In the great debate of Zofingen, in 1532, the Zwinglian theologians suggested that love should be recognized as “the final judge in all controverted points.” The Anabaptist spokesmen, on the other hand, pointed out that love to God will manifest itself by loyalty to his Word and keeping his commandments.
Hubmaier gave his book on Believers’ Baptism the motto: “Love rejoiceth in the truth.” His reply to Oecolampad’s assertion that “your doctrine is in direct opposition to true love,” will be quoted elsewhere.
On the relation of Christian love to the observance of the commands of the Scriptures, we have an important statement by Michael Sattler, the most prominent leader of the Southern Anabaptists after the death of Grebel and Mantz. When Sattler, in 1527, came to Strasburg, Martin Bucer endeavoured to convince him that the Anabaptists erred not so much in faith as in love. Sattler wrote to Bucer and his coworkers a letter in which he says:
“Dear brethren, when recently I in brotherly manner and friendliness conferred with you concerning certain articles which I and my dear brethren and sisters have accepted from Scripture, you have answered in the same manner and friendliness concerning those articles, that love is the end of the law (1 Tim. 1:5). — But my understanding and conscience do not permit me to accept as right your usage as concerns baptism, the Supper, etc. — These things hinder me and I am not able to understand your assertion that the neglect of these things is justified by the said verse of Paul.”

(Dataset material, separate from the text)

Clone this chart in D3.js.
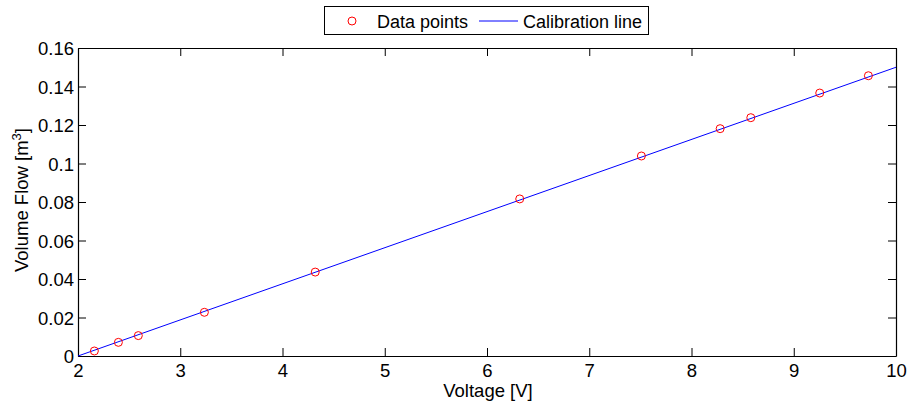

Obviously the argument that the abolishment of infant baptism is contrary to Christian love was based principally on the fact that it led to separation from the state-church. Frequently the reformers condemned the dissent and separation of the Anabaptists. But if the separation in itself was wrong, what right had the state-church reformers to enter upon a course which led to separation from the Roman Catholic Church?